Extract the “Protocol” with the following query:

| parse regex "list 101 (accepted|denied) (?<protocol>.*?) "

So, this is what you would actually write:

| parse regex "list 101 (?:accepted|denied) (?<protocol>.*?) "

If  you need to capture whether it is “denied” or “accepted” into a field, then you can include this in the query:

| parse regex "list 101 (?<status>accepted|denied) (?<protocol>.*?) "

Parse Multi
Asides from parsing a field value, there is an option for parsing multiple values within a single log message. Hence, the multi-keyword directs the parse regex operator to look across all the values, especially in messages with a varying number of values. The multi-keyword will create copies of each message so that each value can be counted in a field.

Let’s look at another example of the parse multi regex with Amazon VPC flow logs with the same source and destination IP addresses:

_sourceCategory=aws/vpc 
| parse regex "(?<ip_address>\d{1,3}\.\d{1,3}\.\d{1,3}\.\d{1,3})" multi
| count by ip_address, _raw
| where _count >1

The result/output

Parse Variable Patterns using Regex, FusionReactor

Parsing Case insensitive Regex syntax

The Parse regex operator can use case insensitivity by inputting a regex parameter of (?i). For instance, let’s look at the following log:

Line1: The following exception was reported: error in log Line2: The following exception was reported: Error in log Line3: The following exception was reported: ERROR in log

The (?i) informs the parser to ignore case insensitivity for the following expression. So, the “error” in the case sensitive log can be matched with the following parse regex expression.

| parse regex "reported:\s(?<exception>(?i)error)\s"

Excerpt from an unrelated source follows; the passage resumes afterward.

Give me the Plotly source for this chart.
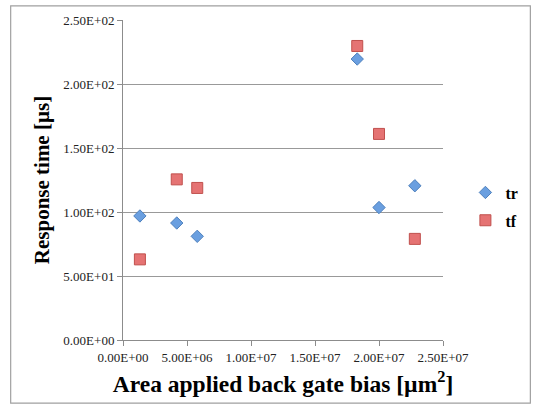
import plotly.graph_objects as go

area = [1.32e6, 4.2e6, 5.8e6, 1.83e7, 2.0e7, 2.28e7]
tr = [96.9, 91.4, 81.0, 219.5, 103.5, 120.5]
tf = [63.0, 125.5, 118.8, 229.7, 161.0, 79.0]
y_ticks = [0, 50, 100, 150, 200, 250]
y_labels = ["0.00E+00", "5.00E+01", "1.00E+02", "1.50E+02", "2.00E+02", "2.50E+02"]
x_ticks = [0, 5e6, 1e7, 1.5e7, 2e7, 2.5e7]
x_labels = ["0.00E+00", "5.00E+06", "1.00E+07", "1.50E+07", "2.00E+07", "2.50E+07"]

serif = "Liberation Serif, Times New Roman, serif"

fig = go.Figure()
fig.add_trace(go.Scatter(
    x=area, y=tr, mode="markers", name="<b>tr</b>", legendgroup="a",
    marker=dict(symbol="diamond", size=9.5, color="#6a9fe0",
                line=dict(color="#4f81bd", width=1)),
))
fig.add_trace(go.Scatter(
    x=area, y=tf, mode="markers", name="<b>tf</b>", legendgroup="b",
    marker=dict(symbol="square", size=11, color="#e57373",
                line=dict(color="#c0504d", width=1)),
))

fig.update_layout(
    width=535, height=405,
    margin=dict(l=123, r=90, t=20, b=65),
    paper_bgcolor="white", plot_bgcolor="white",
    font=dict(family=serif, color="black"),
    showlegend=True,
    legend=dict(x=1.07, y=0.417, xanchor="left", yanchor="middle",
                font=dict(family=serif, size=16, color="black"),
                tracegroupgap=4, itemwidth=30,
                bgcolor="rgba(0,0,0,0)"),
    shapes=[dict(type="rect", xref="paper", yref="paper",
                 x0=-0.351, x1=1.273, y0=-0.197, y1=1.044,
                 line=dict(color="#a0a0a0", width=1.2))],
)
fig.update_xaxes(
    range=[0, 2.5e7], tickvals=x_ticks, ticktext=x_labels,
    showgrid=False, showline=True, linecolor="#8c8c8c", linewidth=1,
    ticks="outside", ticklen=5, tickcolor="#8c8c8c",
    tickfont=dict(family=serif, size=13, color="#222"),
    title=dict(text="<b>Area applied back gate bias [µm<sup>2</sup>]</b>",
               font=dict(family=serif, size=23.5, color="black"), standoff=11),
    zeroline=False,
)
fig.update_yaxes(
    range=[0, 250], tickvals=y_ticks, ticktext=y_labels,
    showgrid=True, gridcolor="#999999", gridwidth=1,
    showline=True, linecolor="#8c8c8c", linewidth=1,
    ticks="outside", ticklen=5, tickcolor="#8c8c8c",
    tickfont=dict(family=serif, size=13, color="#222"),
    title=dict(text="<b>Response time [µs]</b>",
               font=dict(family=serif, size=21, color="black"), standoff=8),
    zeroline=False,
)

fig.write_html("out.html", config={"displayModeBar": False},
               post_script="document.body.style.margin='0';document.body.style.overflow='hidden';")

The outcome should look like this in the following parsed fields:

Exception Message
ERROR Line3: The following exception was reported: ERROR in log
Error Line2: The following exception was reported: Error in log
error Line1: The following exception was reported: error in log

Summary How to Parse Variable Patterns using Regex

If you are into programming, and you are using the Parse regex operator, then your software will run faster because a simple regex engine is likely to outperform a top-notch plain text operator. Whether you are trying to parse case-sensitive variable patterns, multiple values, or non-capturing groups, using the Parse Regex operator can improve the entire process.